Shown is a colour illustration of a sphere crashing into a larger one, with a bright explosion.

The larger sphere looks like it has water and cloud cover. No distinct continents are visible. A smaller, darker sphere is crashing into the right side. The point of contact is surrounded by a bright orange explosion, larger than either object. Fragments and dust are spewing out in all directions. In the background is black space with white pinprick stars.

How exactly the Moon formed is still a puzzle to researchers. The latest simulations and theories suggest that the Moon may have formed in a matter of hours. Previously people thought that it may have taken millions of years. After Theia hit, material from both the Earth and Theia were thrown into orbit. Bits of both are then thought to have combined to form the Moon, our natural satellite.

This newly formed Moon was extremely hot. It was so hot that it was a thick liquid instead of a solid. Over time it began to cool and within about 100 million years, most of the “magma ocean” had cooled. As it cooled, rock that was less dense floated to the surface, eventually forming the lunar crust.

Why do we think it formed this way?

Although people were not around to see the Moon’s formation, we can learn a lot from the clues its formation left behind.

We know the mass of the Moon, the size of its orbit, and what it is made of. People have been to the Moon and collected samples there.

Using this information, scientists try to come up with scenarios that would match what we know. It’s kind of like working backwards from a crime scene. They put the information into computer models and simulations that help paint a picture of what might have happened. As researchers learn new things, they update the models.

Image - Text Version

Shown is a black and white photograph of a person in a spacesuit, using a rake on grey, dusty ground.
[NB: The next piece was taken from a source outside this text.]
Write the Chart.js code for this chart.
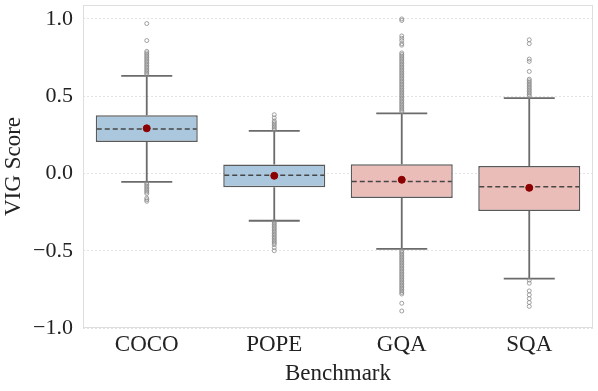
<!DOCTYPE html>
<html>
<head>
<meta charset="utf-8">
<script src="https://cdn.jsdelivr.net/npm/chart.js@4"></script>
<style>
  html, body { margin: 0; padding: 0; background: #fff; }
  #wrap { width: 598px; height: 391px; }
</style>
</head>
<body>
<div id="wrap"><canvas id="vigChart" width="598" height="391"></canvas></div>
<script>
// data
const benchmarks = ["COCO", "POPE", "GQA", "SQA"];
const q1 = [0.204, -0.090, -0.159, -0.243];
const medians = [0.288, -0.011, -0.052, -0.086];
const q3 = [0.376, 0.058, 0.060, 0.049];
const whiskerLow = [-0.054, -0.306, -0.488, -0.680];
const whiskerHigh = [0.632, 0.275, 0.389, 0.488];
const means = [0.292, -0.015, -0.041, -0.093];

const cocoOutliers = [0.64, 0.65, 0.66, 0.67, 0.68, 0.69, 0.70, 0.71, 0.72, 0.73, 0.74, 0.75, 0.76, 0.77, 0.78, 0.79, 0.86, 0.97,
    -0.06, -0.07, -0.08, -0.09, -0.10, -0.11, -0.12, -0.13, -0.16, -0.17, -0.18];
const popeOutliers = [0.28, 0.29, 0.30, 0.31, 0.32, 0.33, 0.34, 0.36, 0.38,
    -0.31, -0.32, -0.33, -0.34, -0.35, -0.36, -0.37, -0.38, -0.39, -0.40, -0.41, -0.42, -0.43, -0.44, -0.45, -0.46, -0.48, -0.50];
const gqaOutliers = [0.40, 0.41, 0.42, 0.43, 0.44, 0.45, 0.46, 0.47, 0.48, 0.49, 0.50, 0.51, 0.52, 0.53, 0.54, 0.55, 0.56, 0.57, 0.58, 0.59,
    0.60, 0.61, 0.62, 0.63, 0.64, 0.65, 0.66, 0.67, 0.68, 0.69, 0.70, 0.71, 0.72, 0.73, 0.74, 0.75, 0.76, 0.77, 0.78,
    0.83, 0.84, 0.86, 0.875, 0.89, 0.99, 1.0,
    -0.50, -0.51, -0.52, -0.53, -0.54, -0.55, -0.56, -0.57, -0.58, -0.59, -0.60, -0.61, -0.62, -0.63, -0.64, -0.65, -0.66,
    -0.67, -0.68, -0.69, -0.70, -0.71, -0.72, -0.73, -0.74, -0.75, -0.76, -0.77, -0.78, -0.84, -0.89];
const sqaOutliers = [0.50, 0.51, 0.52, 0.53, 0.54, 0.55, 0.56, 0.57, 0.58, 0.59, 0.60, 0.61, 0.66, 0.725, 0.74, 0.84, 0.865,
    -0.69, -0.71, -0.76, -0.785, -0.81, -0.835, -0.86];

const yTicks = [-1.0, -0.5, 0.0, 0.5, 1.0];

const boxColors = ["#abc7de", "#abc7de", "#ebbdb8", "#ebbdb8"];
const serif = "'Liberation Serif', 'Times New Roman', serif";

const outlierPoints = [];
[cocoOutliers, popeOutliers, gqaOutliers, sqaOutliers].forEach(function(list, i) {
    list.forEach(function(v) { outlierPoints.push({ x: benchmarks[i], y: v }); });
});

// whiskers, caps, medians and the frame are drawn with the chart's own scales
const boxExtras = {
    id: "boxExtras",
    beforeDatasetsDraw(chart) {
        const ctx = chart.ctx;
        const y = chart.scales.y;
        const meta = chart.getDatasetMeta(2);
        ctx.save();
        ctx.strokeStyle = "#6b6b6b";
        ctx.lineWidth = 1.8;
        meta.data.forEach(function(bar, i) {
            const cap = bar.width / 2;
            ctx.beginPath();
            ctx.moveTo(bar.x, y.getPixelForValue(q3[i]));
            ctx.lineTo(bar.x, y.getPixelForValue(whiskerHigh[i]));
            ctx.moveTo(bar.x, y.getPixelForValue(q1[i]));
            ctx.lineTo(bar.x, y.getPixelForValue(whiskerLow[i]));
            ctx.moveTo(bar.x - cap / 2, y.getPixelForValue(whiskerHigh[i]));
            ctx.lineTo(bar.x + cap / 2, y.getPixelForValue(whiskerHigh[i]));
            ctx.moveTo(bar.x - cap / 2, y.getPixelForValue(whiskerLow[i]));
            ctx.lineTo(bar.x + cap / 2, y.getPixelForValue(whiskerLow[i]));
            ctx.stroke();
        });
        ctx.restore();
    },
    afterDatasetDraw(chart, args) {
        if (args.index !== 2) return;
        const ctx = chart.ctx;
        const y = chart.scales.y;
        ctx.save();
        ctx.strokeStyle = "#464646";
        ctx.lineWidth = 1.5;
        ctx.setLineDash([5, 3]);
        args.meta.data.forEach(function(bar, i) {
            const py = y.getPixelForValue(medians[i]);
            ctx.beginPath();
            ctx.moveTo(bar.x - bar.width / 2 + 1, py);
            ctx.lineTo(bar.x + bar.width / 2 - 1, py);
            ctx.stroke();
        });
        ctx.restore();
    },
    afterDraw(chart) {
        const a = chart.chartArea;
        const ctx = chart.ctx;
        ctx.save();
        ctx.strokeStyle = "#dedede";
        ctx.lineWidth = 1;
        ctx.strokeRect(a.left + 0.5, a.top + 0.5, a.right - a.left - 1, a.bottom - a.top - 1);
        ctx.restore();
    }
};

new Chart(document.getElementById("vigChart").getContext("2d"), {
    data: {
        labels: benchmarks,
        datasets: [
            {
                type: "scatter",
                label: "Mean",
                data: benchmarks.map((b, i) => ({ x: b, y: means[i] })),
                backgroundColor: "#8b0000",
                borderColor: "#8b0000",
                pointRadius: 3.5,
                order: 0
            },
            {
                type: "scatter",
                label: "Outliers",
                data: outlierPoints,
                backgroundColor: "rgba(255,255,255,0)",
                borderColor: "#8a8a8a",
                borderWidth: 0.8,
                pointRadius: 2,
                order: 1
            },
            {
                type: "bar",
                label: "Box",
                data: benchmarks.map((b, i) => [q1[i], q3[i]]),
                backgroundColor: boxColors,
                borderColor: "#5a5a5a",
                borderWidth: 1.5,
                borderSkipped: false,
                barPercentage: 0.8,
                categoryPercentage: 1.0,
                order: 2
            }
        ]
    },
    options: {
        responsive: false,
        animation: false,
        layout: { padding: { top: 4, right: 5, left: 0, bottom: 0 } },
        plugins: {
            legend: { display: false },
            tooltip: { enabled: false }
        },
        scales: {
            x: {
                type: "category",
                offset: true,
                grid: { display: false, drawTicks: false },
                border: { display: false },
                ticks: { color: "#222", padding: 3, font: { family: serif, size: 23 } },
                title: { display: true, text: "Benchmark", color: "#222", padding: { top: 0, bottom: 3 }, font: { family: serif, size: 23 } },
                afterFit: function(s) { s.height = 63; s.paddingLeft = 0; s.paddingRight = 0; }
            },
            y: {
                type: "linear",
                min: -1.0,
                max: 1.09,
                afterBuildTicks: function(s) { s.ticks = yTicks.map(v => ({ value: v })); },
                grid: { color: "#dcdcdc", lineWidth: 0.8, drawTicks: false },
                border: { display: false, dash: [2, 2] },
                ticks: {
                    color: "#222",
                    padding: 10,
                    font: { family: serif, size: 22 },
                    callback: function(v) { return v < 0 ? "\u2212" + Math.abs(v).toFixed(1) : v.toFixed(1); }
                },
                title: { display: true, text: "VIG Score", color: "#222", padding: { top: 0, bottom: 0 }, font: { family: serif, size: 23 } },
                afterFit: function(s) { s.width = 83; s.paddingTop = 0; s.paddingBottom = 0; }
            }
        }
    },
    plugins: [boxExtras]
});
</script>
</body>
</html>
The person is wearing a white suit, helmet and gloves with a large, white backpack. They are holding a white rake with both hands. Their shadow is sharp black on the fine, soft, grey soil behind. In the background, jagged rocks are sprinkled on the ground. There are  low grey hills on the horizon, and deep black sky above.

When scientists studied rocks brought back from the Moon, they discovered that they were very similar chemically to the rocks found on Earth. They were also unlike rocks found on Mars and elsewhere in the Solar System. This makes it likely that much of the material that makes up the Moon originally came from Earth.

Image - Text Version

Shown is a black and white photograph of a dark grey rock with a rough, grainy texture. 
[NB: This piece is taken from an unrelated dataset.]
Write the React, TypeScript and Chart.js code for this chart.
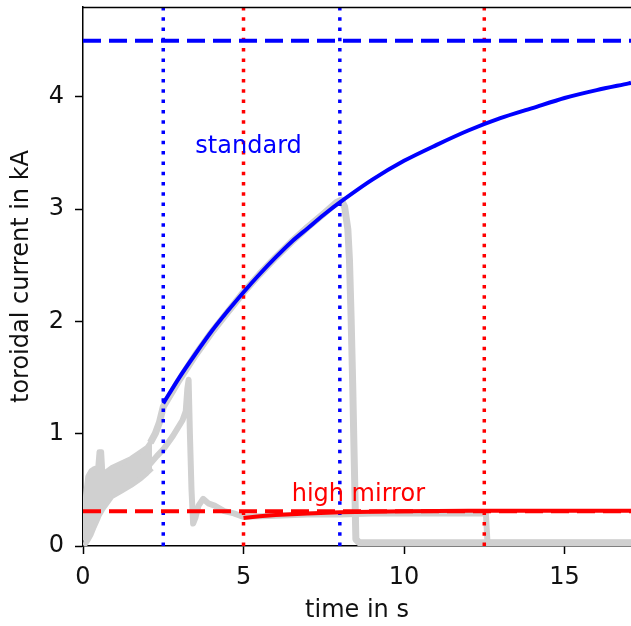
import React, { useEffect, useRef } from "react";
import { Chart, registerables } from "chart.js";

Chart.register(...registerables);

// ---- axis ranges / ticks ----
const xTicks = [0, 5, 10, 15];
const yTicks = [0, 1, 2, 3, 4];
const xMax = 17.07;
const yMax = 4.8;

// ---- reference levels (kA) and marker times (s) ----
const standardLimit = 4.5;
const highMirrorLimit = 0.31;
const standardMarkers = [2.5, 8.0];
const highMirrorMarkers = [5.0, 12.5];

// ---- model curves ----
const standardT = [2.5, 3, 3.5, 4, 4.5, 5, 5.5, 6, 6.5, 7, 7.5, 8, 9, 10, 11, 12, 13, 14, 15, 16, 17, 17.07];
const standardI = [1.27, 1.5, 1.71, 1.91, 2.09, 2.26, 2.42, 2.57, 2.71, 2.83, 2.95, 3.06, 3.26, 3.43, 3.57, 3.7, 3.81, 3.9, 3.99, 4.06, 4.12, 4.125];

const highMirrorT = [5, 5.5, 6, 7, 8, 9, 10, 12, 14, 17.07];
const highMirrorI = [0.25, 0.265, 0.275, 0.29, 0.3, 0.305, 0.31, 0.315, 0.315, 0.315];

// ---- measured traces (grey) ----
// early noisy envelope where both shots overlap
const noiseT = [0.04, 0.08, 0.15, 0.25, 0.35, 0.46, 0.5, 0.58, 0.62, 0.9, 1.2, 1.5, 1.8, 2.0, 2.15];
const noiseUpper = [0.05, 0.45, 0.62, 0.67, 0.69, 0.7, 0.84, 0.84, 0.64, 0.7, 0.74, 0.78, 0.84, 0.88, 0.94];
const noiseLower = [0.0, 0.02, 0.05, 0.1, 0.17, 0.24, 0.27, 0.31, 0.33, 0.44, 0.49, 0.54, 0.6, 0.65, 0.69];

const shotStandardT = [2.1, 2.25, 2.38, 2.5, 3, 3.5, 4, 4.5, 5, 5.5, 6, 6.5, 7, 7.5, 7.9, 8.05, 8.15, 8.25, 8.3, 8.35, 8.4, 8.45, 8.5, 8.6, 10, 12, 14, 17.07];
const shotStandardI = [0.92, 1.0, 1.1, 1.24, 1.48, 1.7, 1.9, 2.08, 2.26, 2.42, 2.57, 2.71, 2.84, 2.96, 3.06, 3.08, 3.02, 2.82, 2.55, 2.05, 1.45, 0.75, 0.06, 0.03, 0.03, 0.03, 0.03, 0.03];

const shotMirrorT = [2.0, 2.3, 2.5, 2.8, 3.1, 3.2, 3.25, 3.29, 3.33, 3.38, 3.43, 3.5, 3.6, 3.74, 3.9, 4.1, 4.4, 4.7, 5.0, 6, 7, 8, 9, 10, 11, 12, 12.55, 12.6, 14, 17.07];
const shotMirrorI = [0.7, 0.8, 0.86, 0.98, 1.12, 1.2, 1.4, 1.48, 1.0, 0.5, 0.2, 0.25, 0.36, 0.42, 0.38, 0.36, 0.31, 0.29, 0.26, 0.27, 0.28, 0.28, 0.29, 0.29, 0.29, 0.29, 0.29, 0.03, 0.03, 0.03];

// ---- annotations ----
const labelTexts = ["standard", "high mirror"];
const labelX = [3.5, 6.5];
const labelY = [3.5, 0.4];
const labelColors = ["#0000ff", "#ff0000"];

const FONT = "'DejaVu Sans', sans-serif";
const FONT_SIZE = 24;
const GREY = "#d0d0d0";
const INK = "#111";

const xy = (ts: number[], vs: number[]) => ts.map((t, i) => ({ x: t, y: vs[i] }));

const extrasPlugin = {
  id: "extras",
  afterDatasetsDraw(chart: any) {
    const { ctx, chartArea, scales } = chart;
    ctx.save();
    // top spine
    ctx.strokeStyle = "#000";
    ctx.lineWidth = 1.5;
    ctx.beginPath();
    ctx.moveTo(chartArea.left, chartArea.top + 0.5);
    ctx.lineTo(chartArea.right, chartArea.top + 0.5);
    ctx.stroke();
    // text labels
    ctx.font = `${FONT_SIZE}px ${FONT}`;
    ctx.textAlign = "left";
    ctx.textBaseline = "alphabetic";
    labelTexts.forEach((t, i) => {
      ctx.fillStyle = labelColors[i];
      ctx.fillText(t, scales.x.getPixelForValue(labelX[i]), scales.y.getPixelForValue(labelY[i]));
    });
    ctx.restore();
  },
};

export default function App() {
  const ref = useRef<HTMLCanvasElement | null>(null);

  useEffect(() => {
    document.body.style.margin = "0";
    const canvas = ref.current;
    if (!canvas) return;

    const lineBase = { pointRadius: 0, fill: false, tension: 0 };

    const datasets: any[] = [
      { ...lineBase, label: "high mirror model", data: xy(highMirrorT, highMirrorI), borderColor: "#ff0000", borderWidth: 4, order: 1 },
      { ...lineBase, label: "standard model", data: xy(standardT, standardI), borderColor: "#0000ff", borderWidth: 4, tension: 0.3, order: 2 },
      { ...lineBase, label: "standard limit", data: xy([0, xMax], [standardLimit, standardLimit]), borderColor: "#0000ff", borderWidth: 4, borderDash: [18, 8], order: 3 },
      { ...lineBase, label: "high mirror limit", data: xy([0, xMax], [highMirrorLimit, highMirrorLimit]), borderColor: "#ff0000", borderWidth: 4, borderDash: [18, 8], order: 3 },
      ...highMirrorMarkers.map((m) => ({ ...lineBase, label: "hm marker", data: xy([m, m], [0, yMax]), borderColor: "#ff0000", borderWidth: 3.5, borderDash: [3.5, 6.8], order: 4 })),
      ...standardMarkers.map((m) => ({ ...lineBase, label: "std marker", data: xy([m, m], [0, yMax]), borderColor: "#0000ff", borderWidth: 3.5, borderDash: [3.5, 6.8], order: 4 })),
      { ...lineBase, label: "shot standard", data: xy(shotStandardT, shotStandardI), borderColor: GREY, borderWidth: 7, borderJoinStyle: "round", order: 5 },
      { ...lineBase, label: "shot mirror", data: xy(shotMirrorT, shotMirrorI), borderColor: GREY, borderWidth: 6, borderJoinStyle: "round", order: 5 },
      { ...lineBase, label: "noise upper", data: xy(noiseT, noiseUpper), borderColor: GREY, borderWidth: 5, borderJoinStyle: "round", order: 6 },
      { ...lineBase, label: "noise lower", data: xy(noiseT, noiseLower), borderColor: GREY, borderWidth: 5, borderJoinStyle: "round", fill: "-1", backgroundColor: GREY, order: 6 },
    ];

    const chart = new Chart(canvas, {
      type: "line",
      data: { datasets },
      plugins: [extrasPlugin],
      options: {
        animation: false,
        responsive: false,
        devicePixelRatio: 1,
        parsing: false,
        layout: { padding: { left: 0, top: 7, right: 0, bottom: 0 } },
        plugins: { legend: { display: false }, tooltip: { enabled: false } },
        scales: {
          x: {
            type: "linear",
            min: 0,
            max: xMax,
            afterFit: (s: any) => { s.height = 80; s.paddingLeft = 0; s.paddingRight = 0; },
            afterBuildTicks: (s: any) => { s.ticks = xTicks.map((v) => ({ value: v })); },
            grid: { drawOnChartArea: false, drawTicks: true, tickLength: 8, tickColor: "#000", tickWidth: 1.5 },
            border: { display: true, color: "#000", width: 1.5 },
            ticks: { color: INK, font: { family: FONT, size: FONT_SIZE }, padding: 9 },
            title: { display: true, text: "time in s", color: INK, font: { family: FONT, size: FONT_SIZE }, padding: { top: 0, bottom: 1 } },
          },
          y: {
            type: "linear",
            min: 0,
            max: yMax,
            afterFit: (s: any) => { s.width = 83; s.paddingTop = 0; s.paddingBottom = 0; },
            afterBuildTicks: (s: any) => { s.ticks = yTicks.map((v) => ({ value: v })); },
            grid: { drawOnChartArea: false, drawTicks: true, tickLength: 8, tickColor: "#000", tickWidth: 1.5 },
            border: { display: true, color: "#000", width: 1.5 },
            ticks: { color: INK, font: { family: FONT, size: FONT_SIZE }, padding: 11 },
            title: { display: true, text: "toroidal current in kA", color: INK, font: { family: FONT, size: FONT_SIZE }, padding: { top: 7, bottom: 0 } },
          },
        },
      } as any,
    });

    return () => chart.destroy();
  }, []);

  return (
    <div style={{ position: "absolute", left: 0, top: 0, width: 631, height: 626 }}>
      <canvas ref={ref} width={631} height={626} style={{ width: 631, height: 626, display: "block" }} />
    </div>
  );
}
The rock is an irregular, soft, round shape. It is dark grey and rough, with tiny flakes of light grey and white throughout. The background is plain black.

A Planetary Smackdown?

This led scientists to try to explain why the rocks are so similar. They came up with different variations of the Giant Impact Theory to try to line up with the evidence.

Scenario 1: Theia smashed Earth a little bit

In this scenario, after Theia hit Earth, it created a disc of debris around the Earth. This disc would have been like the rings of Saturn. The debris then eventually clumped together to form the Moon. If this happened, it would mean that the Moon was mostly made of Theia and not Earth. Since chemistry has proven that the rocks on the Moon and the Earth are very similar, it would mean that Theia had a chemical makeup very similar to Earth. Scientists say the chances of that are not very high.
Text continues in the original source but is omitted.